>>>>>

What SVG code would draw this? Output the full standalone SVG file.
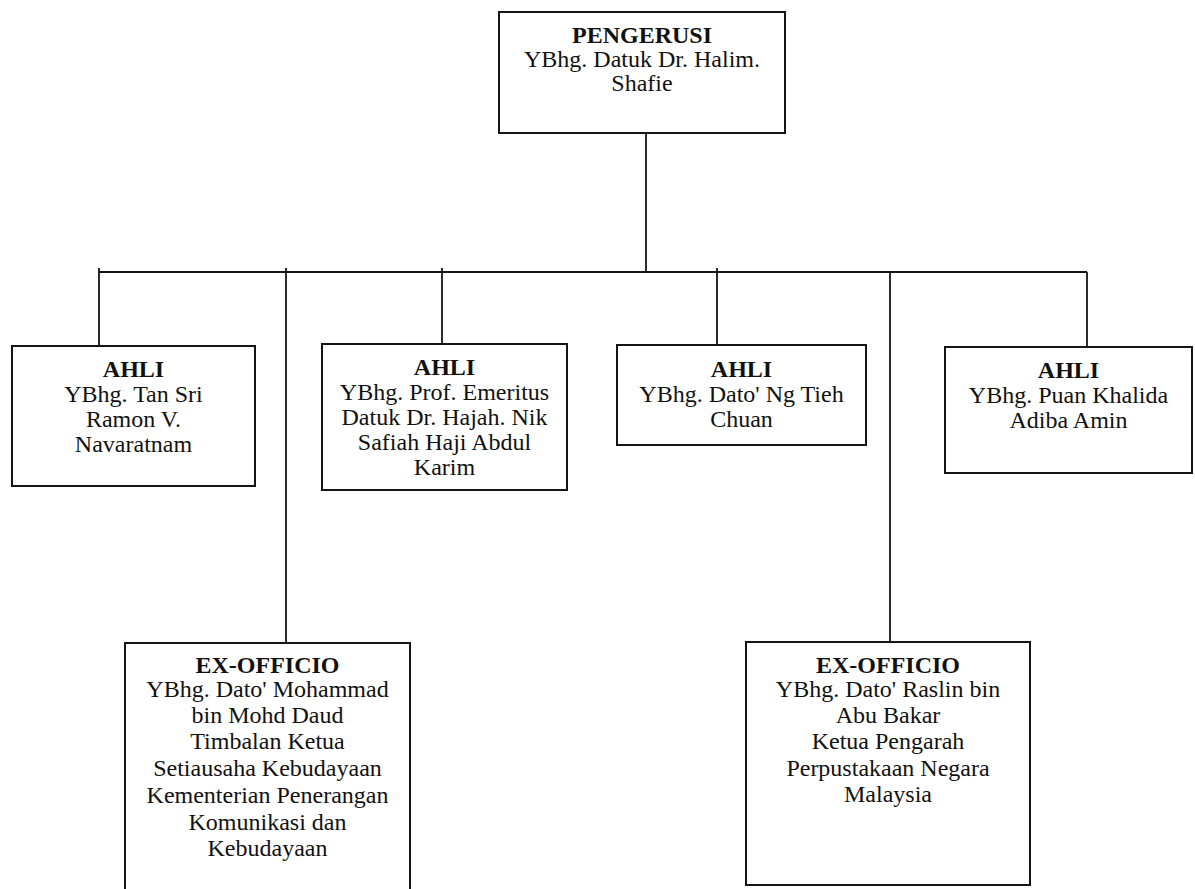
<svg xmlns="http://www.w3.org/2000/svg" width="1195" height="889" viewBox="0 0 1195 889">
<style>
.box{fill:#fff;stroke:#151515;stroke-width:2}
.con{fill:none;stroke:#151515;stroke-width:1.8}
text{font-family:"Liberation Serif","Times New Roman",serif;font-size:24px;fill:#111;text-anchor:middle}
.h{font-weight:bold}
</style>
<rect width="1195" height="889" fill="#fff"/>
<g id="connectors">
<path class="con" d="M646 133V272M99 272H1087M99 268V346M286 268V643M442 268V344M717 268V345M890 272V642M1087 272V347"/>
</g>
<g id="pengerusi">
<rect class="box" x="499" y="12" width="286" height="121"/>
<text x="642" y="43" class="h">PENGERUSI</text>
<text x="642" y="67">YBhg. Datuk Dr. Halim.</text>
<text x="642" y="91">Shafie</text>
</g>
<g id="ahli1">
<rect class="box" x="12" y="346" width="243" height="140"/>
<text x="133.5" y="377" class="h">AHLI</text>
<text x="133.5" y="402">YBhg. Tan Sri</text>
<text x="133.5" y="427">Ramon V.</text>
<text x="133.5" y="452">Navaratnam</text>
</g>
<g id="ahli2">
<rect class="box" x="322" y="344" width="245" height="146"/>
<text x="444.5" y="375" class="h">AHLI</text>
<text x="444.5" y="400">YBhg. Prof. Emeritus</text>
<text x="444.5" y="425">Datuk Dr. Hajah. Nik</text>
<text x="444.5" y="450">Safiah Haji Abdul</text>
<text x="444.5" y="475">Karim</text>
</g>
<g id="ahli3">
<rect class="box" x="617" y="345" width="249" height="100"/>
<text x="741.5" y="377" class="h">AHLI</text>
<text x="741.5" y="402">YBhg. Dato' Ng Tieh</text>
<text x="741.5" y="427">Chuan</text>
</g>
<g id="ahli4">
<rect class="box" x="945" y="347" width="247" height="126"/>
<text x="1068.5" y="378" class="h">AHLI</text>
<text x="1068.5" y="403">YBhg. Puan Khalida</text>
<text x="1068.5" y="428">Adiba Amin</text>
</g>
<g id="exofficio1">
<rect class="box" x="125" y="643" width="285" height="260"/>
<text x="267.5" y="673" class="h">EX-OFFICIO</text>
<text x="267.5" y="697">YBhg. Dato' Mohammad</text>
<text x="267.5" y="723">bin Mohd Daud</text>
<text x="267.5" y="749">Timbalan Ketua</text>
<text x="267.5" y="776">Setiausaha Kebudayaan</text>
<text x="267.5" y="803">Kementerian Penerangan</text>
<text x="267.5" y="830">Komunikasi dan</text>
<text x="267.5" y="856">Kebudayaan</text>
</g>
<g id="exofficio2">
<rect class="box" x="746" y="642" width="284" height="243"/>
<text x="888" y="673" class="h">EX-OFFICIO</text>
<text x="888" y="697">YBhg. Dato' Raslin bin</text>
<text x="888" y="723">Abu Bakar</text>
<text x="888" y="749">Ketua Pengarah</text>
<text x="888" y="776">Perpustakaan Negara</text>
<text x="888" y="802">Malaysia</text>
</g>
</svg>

<<<<<
>>>>>

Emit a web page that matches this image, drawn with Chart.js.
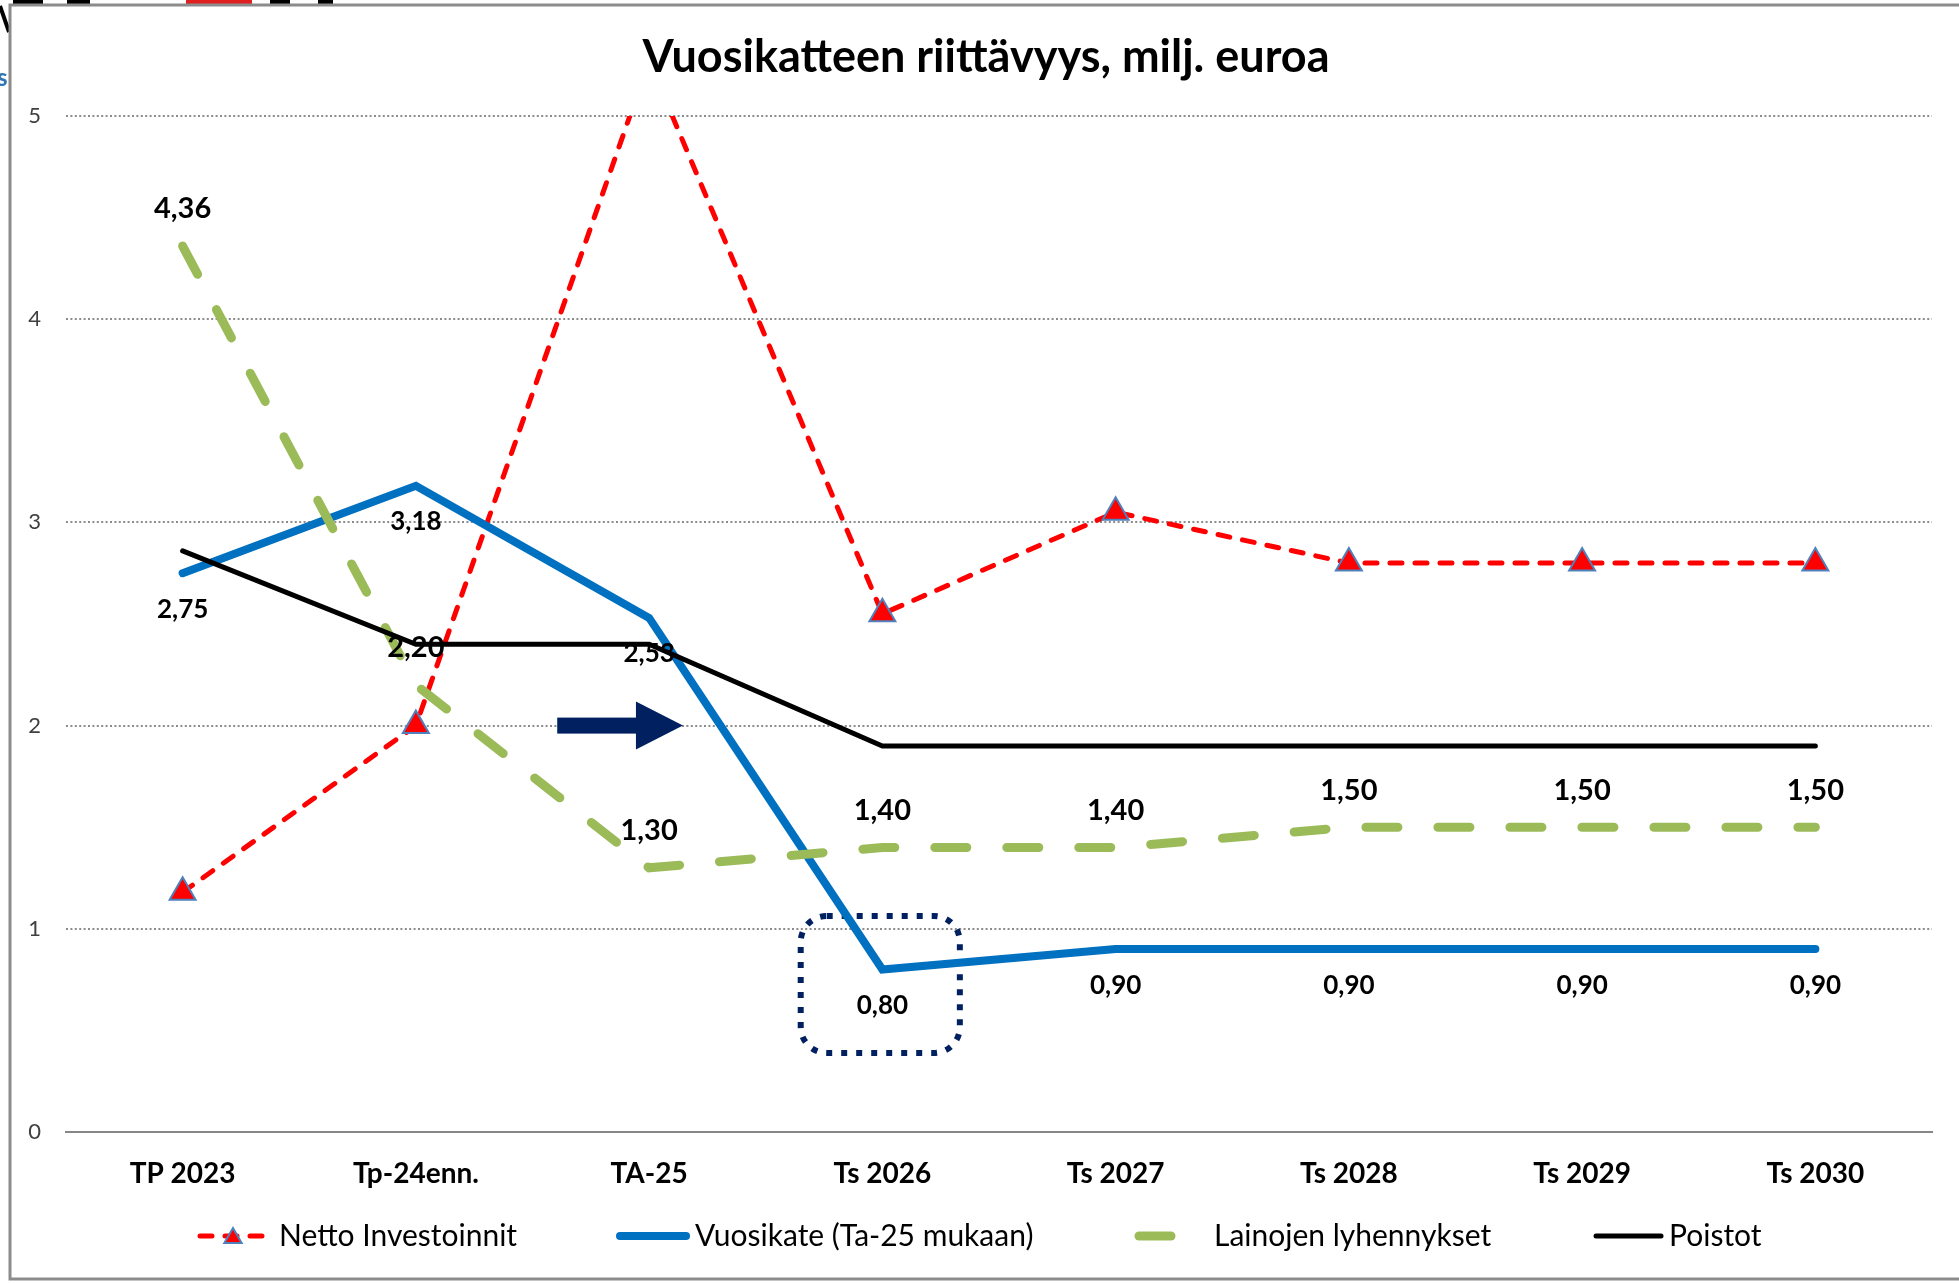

<<<<<
>>>>>

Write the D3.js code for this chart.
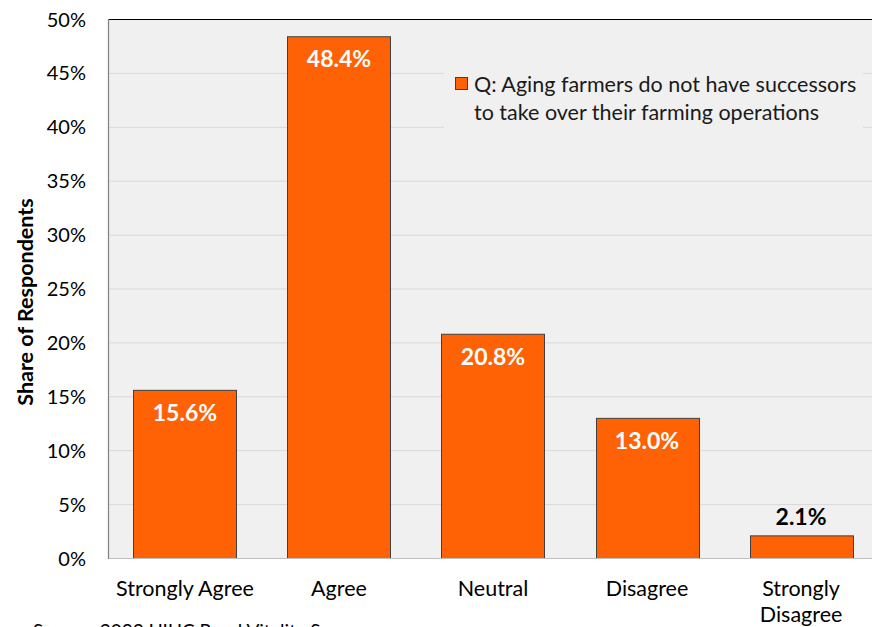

<<<<<

#### Written task:
Search the data above for the word "this", then gather each line in which it appears.

#### Full solution:
What SVG code would draw this? Output the full standalone SVG file.
Emit a web page that matches this image, drawn with Chart.js.
Write the D3.js code for this chart.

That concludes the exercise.